_Exercise prompt_
Check each line of the records for "chart"; collect those that have it.

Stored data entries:
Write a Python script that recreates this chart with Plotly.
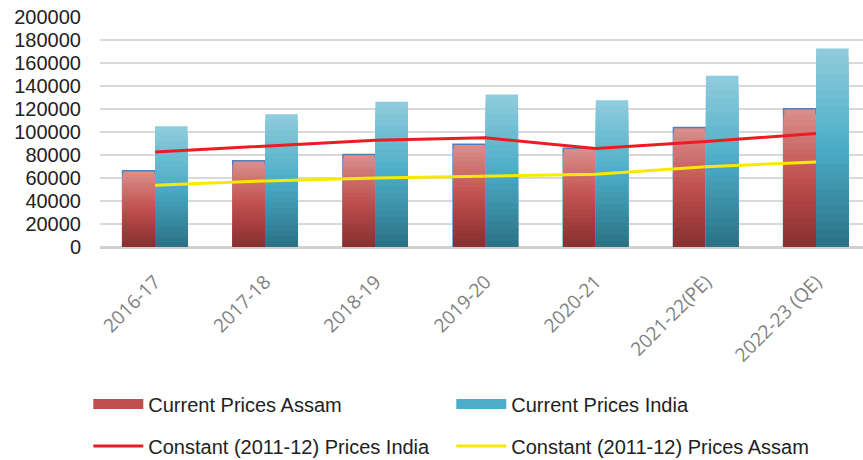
import plotly.graph_objects as go

categories = ["2016-17", "2017-18", "2018-19", "2019-20", "2020-21", "2021-22(PE)", "2022-23 (QE)"]
current_assam = [66200, 74900, 80400, 89400, 85900, 104000, 120200]
current_india = [105100, 115500, 126300, 132700, 127700, 148900, 172700]
constant_india = [82700, 87500, 92900, 94900, 85700, 91800, 98700]
constant_assam = [53700, 57500, 60100, 61800, 63300, 69700, 74000]
y_ticks = [0, 20000, 40000, 60000, 80000, 100000, 120000, 140000, 160000, 180000, 200000]


def hex2rgb(h):
    h = h.lstrip("#")
    return tuple(int(h[i:i + 2], 16) for i in (0, 2, 4))


def grad(stops, t):
    for (p0, c0), (p1, c1) in zip(stops[:-1], stops[1:]):
        if p0 <= t <= p1:
            f = (t - p0) / (p1 - p0) if p1 > p0 else 0
            a, b = hex2rgb(c0), hex2rgb(c1)
            return "rgb(%d,%d,%d)" % tuple(round(a[i] + (b[i] - a[i]) * f) for i in range(3))
    return stops[-1][1]


assam_stops = [(0, "#d98e8c"), (0.5, "#c0504d"), (1, "#893030")]
india_stops = [(0, "#8ecbdc"), (0.5, "#4badc7"), (1, "#2c7386")]

K = 24
BW = 0.295
fig = go.Figure()

for series, stops, off, outline in [
    (current_assam, assam_stops, -BW, True),
    (current_india, india_stops, 0.0, False),
]:
    for k in range(K):
        frac = (K - k) / K
        t = k / (K - 1)
        fig.add_trace(go.Bar(
            x=categories, y=[v * frac for v in series],
            width=BW, offset=off,
            marker=dict(color=grad(stops, t),
                        line=dict(color="#4f81bd", width=1.5) if (outline and k == 0) else dict(width=0)),
            showlegend=False, hoverinfo="skip",
        ))

fig.add_trace(go.Scatter(x=categories, y=constant_india, mode="lines",
                         line=dict(color="#ed1c24", width=3), showlegend=False,
                         name="Constant (2011-12) Prices India"))
fig.add_trace(go.Scatter(x=categories, y=constant_assam, mode="lines",
                         line=dict(color="#f7ea00", width=3), showlegend=False,
                         name="Constant (2011-12) Prices Assam"))

# legend entries
fig.add_trace(go.Scatter(x=[None], y=[None], mode="lines", name="Current Prices Assam",
                         line=dict(color="#c0504d", width=12), legend="legend"))
fig.add_trace(go.Scatter(x=[None], y=[None], mode="lines", name="Current Prices India",
                         line=dict(color="#4badc7", width=12), legend="legend"))
fig.add_trace(go.Scatter(x=[None], y=[None], mode="lines", name="Constant (2011-12) Prices India",
                         line=dict(color="#ed1c24", width=3), legend="legend2"))
fig.add_trace(go.Scatter(x=[None], y=[None], mode="lines", name="Constant (2011-12) Prices Assam",
                         line=dict(color="#f7ea00", width=3), legend="legend2"))

legend_font = dict(family="Liberation Sans, Arial, sans-serif", size=20, color="#222222")
lx = 88.3 / 863
fig.update_layout(
    width=863, height=460,
    margin=dict(l=100, r=0, t=17, b=213),
    paper_bgcolor="white", plot_bgcolor="white",
    barmode="overlay",
    xaxis=dict(type="category", range=[-0.5, 6.426], showgrid=False, showline=False,
               ticks="", tickangle=-45, automargin=False, ticklabelstandoff=19,
               tickfont=dict(family="Open Sans, sans-serif", size=19, color="#7f7f7f")),
    yaxis=dict(range=[0, 200000], tickvals=y_ticks, ticktext=[str(v) for v in y_ticks],
               showgrid=True, gridcolor="#d9d9d9", gridwidth=2,
               zeroline=True, zerolinecolor="#d0d0d0", zerolinewidth=3,
               ticklabelstandoff=18, automargin=False,
               tickfont=dict(family="Liberation Sans, Arial, sans-serif", size=20, color="#222222")),
    legend=dict(orientation="h", xref="container", yref="container", x=lx, y=1 - 404 / 460,
                yanchor="middle", xanchor="left", entrywidth=298, itemwidth=50,
                font=legend_font, bgcolor="rgba(0,0,0,0)"),
    legend2=dict(orientation="h", xref="container", yref="container", x=lx, y=1 - 446 / 460,
                 yanchor="middle", xanchor="left", entrywidth=298, itemwidth=50,
                 font=legend_font, bgcolor="rgba(0,0,0,0)"),
)

fig.write_html("out.html", config={"displayModeBar": False},
               post_script="document.body.style.margin='0';")
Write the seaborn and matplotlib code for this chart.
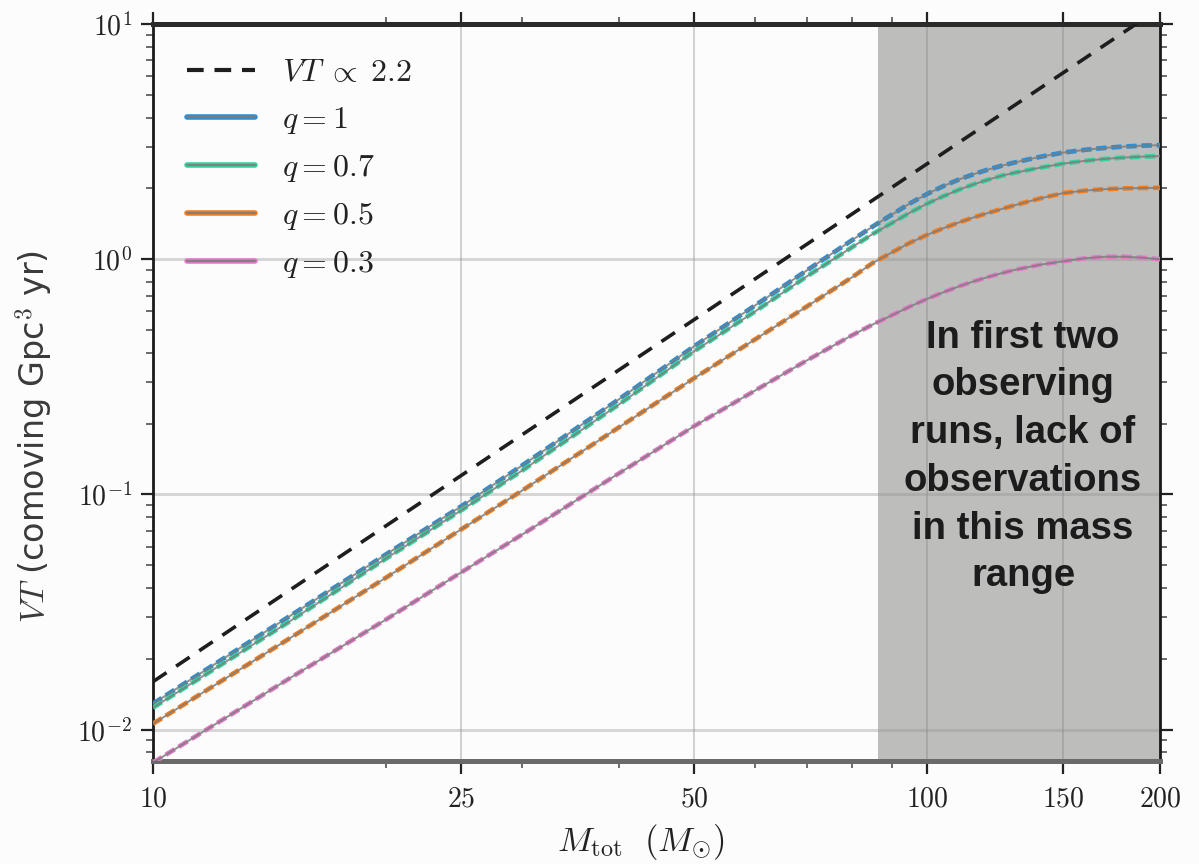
import numpy as np
import pandas as pd
import matplotlib
matplotlib.use("Agg")
import matplotlib.pyplot as plt
import seaborn as sns
from matplotlib.ticker import FixedLocator, FixedFormatter, LogLocator, NullFormatter, FuncFormatter
from matplotlib.lines import Line2D
from matplotlib.legend_handler import HandlerTuple

# Total mass grid (solar masses)
mass = [10, 15, 20, 25, 30, 40, 50, 60, 70, 80, 85, 90, 95, 100, 105, 110, 115,
        120, 125, 130, 140, 150, 160, 170, 180, 190, 200]

# Sensitive spacetime volume VT (comoving Gpc^3 yr) for each mass ratio
vt_q10 = [0.0129, 0.0303, 0.0556, 0.0889, 0.133, 0.254, 0.426, 0.637, 0.898,
          1.205, 1.375, 1.545, 1.726, 1.894, 2.047, 2.184, 2.302, 2.408, 2.500,
          2.582, 2.725, 2.842, 2.918, 2.976, 3.014, 3.041, 3.055]
vt_q07 = [0.0124, 0.0288, 0.0534, 0.0855, 0.1265, 0.2415, 0.406, 0.601, 0.847,
          1.125, 1.278, 1.423, 1.577, 1.722, 1.854, 1.976, 2.085, 2.180, 2.267,
          2.334, 2.451, 2.551, 2.620, 2.672, 2.706, 2.731, 2.744]
vt_q05 = [0.0106, 0.0244, 0.0443, 0.0710, 0.104, 0.193, 0.312, 0.457, 0.631,
          0.838, 0.962, 1.067, 1.174, 1.269, 1.355, 1.434, 1.508, 1.574, 1.637,
          1.699, 1.814, 1.911, 1.958, 1.986, 2.001, 2.009, 2.013]
vt_q03 = [0.00724, 0.0165, 0.0294, 0.0466, 0.0676, 0.123, 0.195, 0.277, 0.372,
          0.475, 0.527, 0.577, 0.629, 0.678, 0.724, 0.767, 0.806, 0.841, 0.873,
          0.902, 0.948, 0.980, 1.010, 1.025, 1.025, 1.015, 1.000]

# Power-law reference VT ∝ M^2.2 (end points)
ref_mass = [10, 200]
ref_vt = [0.0160, 11.7]

q_labels = [r"$q = 1$", r"$q = 0.7$", r"$q = 0.5$", r"$q = 0.3$"]
q_colors = ["#2b8fd6", "#34d29e", "#f47d1e", "#e27ac6"]
q_series = [vt_q10, vt_q07, vt_q05, vt_q03]

# Region lacking observations in the first two observing runs
gap_start, gap_end = 86.5, 200

x_major = [10, 25, 50, 100, 150, 200]
x_major_labels = ["10", "25", "50", "100", "150", "200"]
x_minor = [20, 30, 40, 60, 70, 80, 90]

sns.set_theme(style="ticks")
plt.rcParams["font.family"] = ["DejaVu Sans"]
plt.rcParams["mathtext.fontset"] = "cm"

fig = plt.figure(figsize=(11.99, 8.64), dpi=100)
fig.patch.set_facecolor("#fbfcfb")
ax = fig.add_axes([0.1276, 0.1192, 0.8399, 0.8530])
ax.set_facecolor("#fbfcfb")

ax.axvspan(gap_start, gap_end, color="#bdbebc", zorder=0.3, lw=0)

df = pd.DataFrame({"mass": mass * 4,
                   "vt": sum(q_series, []),
                   "q": sum([[lab] * len(mass) for lab in q_labels], [])})

for lab, col in zip(q_labels, q_colors):
    sub = df[df["q"] == lab]
    sns.lineplot(data=sub, x="mass", y="vt", ax=ax, color=col, lw=3.4,
                 linestyle=(0, (2.2, 1.0)), estimator=None, sort=True,
                 legend=False, zorder=3)
    sns.lineplot(data=sub, x="mass", y="vt", ax=ax, color="#7c7c7c", lw=1.4,
                 alpha=0.85, estimator=None, sort=True, legend=False, zorder=4)

sns.lineplot(x=ref_mass, y=ref_vt, ax=ax, color="#1e1e1e", lw=2.6,
             linestyle=(0, (4.5, 3.2)), legend=False, zorder=5)

ax.set_xscale("log")
ax.set_yscale("log")
ax.set_xlim(10, 200)
ax.set_ylim(0.00736, 10)

ax.xaxis.set_major_locator(FixedLocator(x_major))
ax.xaxis.set_major_formatter(FixedFormatter([f"${s}$" for s in x_major_labels]))
ax.xaxis.set_minor_locator(FixedLocator(x_minor))
ax.xaxis.set_minor_formatter(NullFormatter())
ax.yaxis.set_major_locator(LogLocator(base=10, numticks=10))
ax.yaxis.set_major_formatter(FuncFormatter(lambda v, p: r"$10^{%d}$" % round(np.log10(v))))
ax.yaxis.set_minor_locator(LogLocator(base=10, subs=np.arange(2, 10), numticks=20))
ax.yaxis.set_minor_formatter(NullFormatter())

ax.tick_params(axis="both", which="major", direction="out", length=9, width=1.6,
               labelsize=20, top=True, right=True, color="#222222",
               labelcolor="#222222")
ax.tick_params(axis="both", which="minor", direction="out", length=5, width=1.1,
               top=True, right=True, color="#444444")
ax.tick_params(axis="x", which="major", pad=8)
ax.tick_params(axis="y", which="major", pad=6)

ax.set_axisbelow(True)
ax.grid(True, axis="x", which="major", color="#808080", alpha=0.45, lw=1.1, zorder=0.5)
ax.grid(True, axis="y", which="major", color="#909090", alpha=0.35, lw=2.2, zorder=0.5)
ax.grid(False, which="minor")

for side, lw, col in [("left", 2.0, "#1a1a1a"), ("right", 2.0, "#1a1a1a"),
                      ("top", 3.6, "#2a2a2a"), ("bottom", 3.6, "#6a6a6a")]:
    ax.spines[side].set_visible(True)
    ax.spines[side].set_linewidth(lw)
    ax.spines[side].set_color(col)

ax.set_xlabel(r"$M_{\rm tot}\ \ (M_{\odot})$", fontsize=25, color="#222222")
ax.xaxis.set_label_coords(0.484, -0.083)
ax.set_ylabel(r"$VT$ (comoving Gpc$^3$ yr)", fontsize=24, color="#3a3a3a")
ax.yaxis.set_label_coords(-0.097, 0.44)

ax.text(0.864, 0.4125,
        "In first two\nobserving\nruns, lack of\nobservations\nin this mass\nrange",
        transform=ax.transAxes, ha="center", va="center", fontsize=27.5,
        fontweight="bold", family=["Liberation Sans", "DejaVu Sans"],
        color="#1c1c1c", linespacing=1.42, zorder=6)

# Legend: each q entry pairs the coloured curve with its grey overlay
handles = [Line2D([], [], color="#1e1e1e", lw=3.0, linestyle=(0, (4.0, 2.6)))]
for col in q_colors:
    handles.append((Line2D([], [], color=col, lw=4.0),
                    Line2D([], [], color="#7c7c7c", lw=1.6, alpha=0.85)))
labels = [r"$VT \;\propto\; 2.2$"] + q_labels
leg = ax.legend(handles, labels, loc="upper left", frameon=False, fontsize=23,
                handlelength=2.1, handletextpad=0.85, labelspacing=0.5,
                borderaxespad=0.3, bbox_to_anchor=(0.012, 0.985),
                handler_map={tuple: HandlerTuple(ndivide=1)})
for t in leg.get_texts():
    t.set_color("#222222")

fig.savefig("out.png", dpi=100, facecolor=fig.get_facecolor())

_Result of this exercise_
Write a Python script that recreates this chart with Plotly.
Write the seaborn and matplotlib code for this chart.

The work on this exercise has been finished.